- [Aim]:
Output every line below exactly.

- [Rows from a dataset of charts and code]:
----

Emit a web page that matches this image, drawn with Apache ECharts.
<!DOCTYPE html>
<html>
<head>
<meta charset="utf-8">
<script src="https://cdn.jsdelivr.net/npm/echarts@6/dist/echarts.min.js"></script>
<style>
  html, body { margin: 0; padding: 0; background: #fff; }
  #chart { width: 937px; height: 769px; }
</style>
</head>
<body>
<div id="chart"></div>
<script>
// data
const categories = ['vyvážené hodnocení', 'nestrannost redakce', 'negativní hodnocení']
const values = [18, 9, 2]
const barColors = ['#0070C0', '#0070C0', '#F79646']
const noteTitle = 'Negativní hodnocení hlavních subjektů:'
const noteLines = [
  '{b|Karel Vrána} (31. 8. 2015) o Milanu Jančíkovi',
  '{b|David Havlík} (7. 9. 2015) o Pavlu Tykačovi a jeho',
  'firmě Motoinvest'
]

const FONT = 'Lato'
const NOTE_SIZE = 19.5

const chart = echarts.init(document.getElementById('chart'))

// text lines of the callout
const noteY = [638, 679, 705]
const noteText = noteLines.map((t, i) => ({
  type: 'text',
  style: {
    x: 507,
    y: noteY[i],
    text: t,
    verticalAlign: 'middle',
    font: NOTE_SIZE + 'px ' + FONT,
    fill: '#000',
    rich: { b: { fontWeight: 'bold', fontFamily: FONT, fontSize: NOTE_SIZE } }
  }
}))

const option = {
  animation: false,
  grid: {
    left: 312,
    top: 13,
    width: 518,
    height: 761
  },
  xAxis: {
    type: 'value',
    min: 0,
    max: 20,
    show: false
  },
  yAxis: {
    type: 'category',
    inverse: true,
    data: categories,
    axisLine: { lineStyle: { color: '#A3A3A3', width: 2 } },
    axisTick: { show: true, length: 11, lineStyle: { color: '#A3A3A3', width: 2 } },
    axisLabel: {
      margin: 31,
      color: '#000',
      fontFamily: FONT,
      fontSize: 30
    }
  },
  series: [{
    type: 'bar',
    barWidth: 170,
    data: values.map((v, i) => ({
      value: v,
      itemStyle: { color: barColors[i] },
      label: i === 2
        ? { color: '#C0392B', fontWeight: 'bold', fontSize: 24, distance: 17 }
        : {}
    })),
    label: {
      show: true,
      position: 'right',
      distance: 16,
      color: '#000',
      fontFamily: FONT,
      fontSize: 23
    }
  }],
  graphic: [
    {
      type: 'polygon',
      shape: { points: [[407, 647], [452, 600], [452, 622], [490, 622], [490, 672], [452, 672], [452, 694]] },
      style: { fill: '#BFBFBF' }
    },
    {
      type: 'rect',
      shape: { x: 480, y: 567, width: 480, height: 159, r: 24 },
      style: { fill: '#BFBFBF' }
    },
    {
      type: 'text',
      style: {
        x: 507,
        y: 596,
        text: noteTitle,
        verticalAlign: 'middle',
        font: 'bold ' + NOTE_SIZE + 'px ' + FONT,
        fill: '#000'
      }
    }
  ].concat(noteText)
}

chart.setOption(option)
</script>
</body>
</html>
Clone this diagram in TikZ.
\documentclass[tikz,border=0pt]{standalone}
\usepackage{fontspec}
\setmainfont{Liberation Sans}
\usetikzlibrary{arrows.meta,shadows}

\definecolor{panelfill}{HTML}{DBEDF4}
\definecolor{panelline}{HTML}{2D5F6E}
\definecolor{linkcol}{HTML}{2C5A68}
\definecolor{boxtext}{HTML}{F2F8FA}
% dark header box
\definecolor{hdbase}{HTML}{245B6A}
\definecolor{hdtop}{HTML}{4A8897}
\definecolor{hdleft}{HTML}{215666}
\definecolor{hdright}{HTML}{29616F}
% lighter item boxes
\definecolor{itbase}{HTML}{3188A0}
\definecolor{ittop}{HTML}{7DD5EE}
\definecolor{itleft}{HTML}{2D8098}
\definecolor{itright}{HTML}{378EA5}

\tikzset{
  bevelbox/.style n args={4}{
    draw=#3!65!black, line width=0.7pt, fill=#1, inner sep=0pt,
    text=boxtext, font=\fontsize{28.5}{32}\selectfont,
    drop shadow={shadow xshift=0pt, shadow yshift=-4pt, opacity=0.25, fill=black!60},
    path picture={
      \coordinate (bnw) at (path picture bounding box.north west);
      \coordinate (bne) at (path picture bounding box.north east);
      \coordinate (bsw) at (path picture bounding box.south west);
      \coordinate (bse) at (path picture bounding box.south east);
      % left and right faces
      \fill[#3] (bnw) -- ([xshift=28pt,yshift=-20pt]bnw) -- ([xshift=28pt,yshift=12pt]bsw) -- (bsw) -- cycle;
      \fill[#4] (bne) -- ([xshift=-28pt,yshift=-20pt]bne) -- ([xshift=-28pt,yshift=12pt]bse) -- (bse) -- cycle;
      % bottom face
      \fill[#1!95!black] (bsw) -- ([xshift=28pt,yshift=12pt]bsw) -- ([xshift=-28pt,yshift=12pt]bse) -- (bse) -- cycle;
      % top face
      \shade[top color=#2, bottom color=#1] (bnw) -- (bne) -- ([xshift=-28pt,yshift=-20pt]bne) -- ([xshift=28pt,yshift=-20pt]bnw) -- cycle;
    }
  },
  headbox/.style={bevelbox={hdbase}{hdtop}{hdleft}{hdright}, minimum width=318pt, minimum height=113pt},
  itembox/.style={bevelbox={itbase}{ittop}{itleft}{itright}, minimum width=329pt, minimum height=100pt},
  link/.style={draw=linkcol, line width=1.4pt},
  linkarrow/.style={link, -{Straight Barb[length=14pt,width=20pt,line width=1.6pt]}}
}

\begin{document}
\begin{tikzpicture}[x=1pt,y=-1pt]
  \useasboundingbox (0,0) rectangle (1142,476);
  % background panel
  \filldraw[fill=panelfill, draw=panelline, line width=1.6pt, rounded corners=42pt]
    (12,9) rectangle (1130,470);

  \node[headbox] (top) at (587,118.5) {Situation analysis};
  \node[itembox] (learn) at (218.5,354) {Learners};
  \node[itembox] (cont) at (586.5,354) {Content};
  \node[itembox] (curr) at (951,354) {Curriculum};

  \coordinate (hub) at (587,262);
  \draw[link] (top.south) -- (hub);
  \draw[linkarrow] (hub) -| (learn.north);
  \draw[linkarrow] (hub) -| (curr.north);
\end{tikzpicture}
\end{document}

----

- [Completed task]:
Emit a web page that matches this image, drawn with Apache ECharts.
<!DOCTYPE html>
<html>
<head>
<meta charset="utf-8">
<script src="https://cdn.jsdelivr.net/npm/echarts@6/dist/echarts.min.js"></script>
<style>
  html, body { margin: 0; padding: 0; background: #fff; }
  #chart { width: 937px; height: 769px; }
</style>
</head>
<body>
<div id="chart"></div>
<script>
// data
const categories = ['vyvážené hodnocení', 'nestrannost redakce', 'negativní hodnocení']
const values = [18, 9, 2]
const barColors = ['#0070C0', '#0070C0', '#F79646']
const noteTitle = 'Negativní hodnocení hlavních subjektů:'
const noteLines = [
  '{b|Karel Vrána} (31. 8. 2015) o Milanu Jančíkovi',
  '{b|David Havlík} (7. 9. 2015) o Pavlu Tykačovi a jeho',
  'firmě Motoinvest'
]

const FONT = 'Lato'
const NOTE_SIZE = 19.5

const chart = echarts.init(document.getElementById('chart'))

// text lines of the callout
const noteY = [638, 679, 705]
const noteText = noteLines.map((t, i) => ({
  type: 'text',
  style: {
    x: 507,
    y: noteY[i],
    text: t,
    verticalAlign: 'middle',
    font: NOTE_SIZE + 'px ' + FONT,
    fill: '#000',
    rich: { b: { fontWeight: 'bold', fontFamily: FONT, fontSize: NOTE_SIZE } }
  }
}))

const option = {
  animation: false,
  grid: {
    left: 312,
    top: 13,
    width: 518,
    height: 761
  },
  xAxis: {
    type: 'value',
    min: 0,
    max: 20,
    show: false
  },
  yAxis: {
    type: 'category',
    inverse: true,
    data: categories,
    axisLine: { lineStyle: { color: '#A3A3A3', width: 2 } },
    axisTick: { show: true, length: 11, lineStyle: { color: '#A3A3A3', width: 2 } },
    axisLabel: {
      margin: 31,
      color: '#000',
      fontFamily: FONT,
      fontSize: 30
    }
  },
  series: [{
    type: 'bar',
    barWidth: 170,
    data: values.map((v, i) => ({
      value: v,
      itemStyle: { color: barColors[i] },
      label: i === 2
        ? { color: '#C0392B', fontWeight: 'bold', fontSize: 24, distance: 17 }
        : {}
    })),
    label: {
      show: true,
      position: 'right',
      distance: 16,
      color: '#000',
      fontFamily: FONT,
      fontSize: 23
    }
  }],
  graphic: [
    {
      type: 'polygon',
      shape: { points: [[407, 647], [452, 600], [452, 622], [490, 622], [490, 672], [452, 672], [452, 694]] },
      style: { fill: '#BFBFBF' }
    },
    {
      type: 'rect',
      shape: { x: 480, y: 567, width: 480, height: 159, r: 24 },
      style: { fill: '#BFBFBF' }
    },
    {
      type: 'text',
      style: {
        x: 507,
        y: 596,
        text: noteTitle,
        verticalAlign: 'middle',
        font: 'bold ' + NOTE_SIZE + 'px ' + FONT,
        fill: '#000'
      }
    }
  ].concat(noteText)
}

chart.setOption(option)
</script>
</body>
</html>
Clone this diagram in TikZ.
\documentclass[tikz,border=0pt]{standalone}
\usepackage{fontspec}
\setmainfont{Liberation Sans}
\usetikzlibrary{arrows.meta,shadows}

\definecolor{panelfill}{HTML}{DBEDF4}
\definecolor{panelline}{HTML}{2D5F6E}
\definecolor{linkcol}{HTML}{2C5A68}
\definecolor{boxtext}{HTML}{F2F8FA}
% dark header box
\definecolor{hdbase}{HTML}{245B6A}
\definecolor{hdtop}{HTML}{4A8897}
\definecolor{hdleft}{HTML}{215666}
\definecolor{hdright}{HTML}{29616F}
% lighter item boxes
\definecolor{itbase}{HTML}{3188A0}
\definecolor{ittop}{HTML}{7DD5EE}
\definecolor{itleft}{HTML}{2D8098}
\definecolor{itright}{HTML}{378EA5}

\tikzset{
  bevelbox/.style n args={4}{
    draw=#3!65!black, line width=0.7pt, fill=#1, inner sep=0pt,
    text=boxtext, font=\fontsize{28.5}{32}\selectfont,
    drop shadow={shadow xshift=0pt, shadow yshift=-4pt, opacity=0.25, fill=black!60},
    path picture={
      \coordinate (bnw) at (path picture bounding box.north west);
      \coordinate (bne) at (path picture bounding box.north east);
      \coordinate (bsw) at (path picture bounding box.south west);
      \coordinate (bse) at (path picture bounding box.south east);
      % left and right faces
      \fill[#3] (bnw) -- ([xshift=28pt,yshift=-20pt]bnw) -- ([xshift=28pt,yshift=12pt]bsw) -- (bsw) -- cycle;
      \fill[#4] (bne) -- ([xshift=-28pt,yshift=-20pt]bne) -- ([xshift=-28pt,yshift=12pt]bse) -- (bse) -- cycle;
      % bottom face
      \fill[#1!95!black] (bsw) -- ([xshift=28pt,yshift=12pt]bsw) -- ([xshift=-28pt,yshift=12pt]bse) -- (bse) -- cycle;
      % top face
      \shade[top color=#2, bottom color=#1] (bnw) -- (bne) -- ([xshift=-28pt,yshift=-20pt]bne) -- ([xshift=28pt,yshift=-20pt]bnw) -- cycle;
    }
  },
  headbox/.style={bevelbox={hdbase}{hdtop}{hdleft}{hdright}, minimum width=318pt, minimum height=113pt},
  itembox/.style={bevelbox={itbase}{ittop}{itleft}{itright}, minimum width=329pt, minimum height=100pt},
  link/.style={draw=linkcol, line width=1.4pt},
  linkarrow/.style={link, -{Straight Barb[length=14pt,width=20pt,line width=1.6pt]}}
}

\begin{document}
\begin{tikzpicture}[x=1pt,y=-1pt]
  \useasboundingbox (0,0) rectangle (1142,476);
  % background panel
  \filldraw[fill=panelfill, draw=panelline, line width=1.6pt, rounded corners=42pt]
    (12,9) rectangle (1130,470);

  \node[headbox] (top) at (587,118.5) {Situation analysis};
  \node[itembox] (learn) at (218.5,354) {Learners};
  \node[itembox] (cont) at (586.5,354) {Content};
  \node[itembox] (curr) at (951,354) {Curriculum};

  \coordinate (hub) at (587,262);
  \draw[link] (top.south) -- (hub);
  \draw[linkarrow] (hub) -| (learn.north);
  \draw[linkarrow] (hub) -| (curr.north);
\end{tikzpicture}
\end{document}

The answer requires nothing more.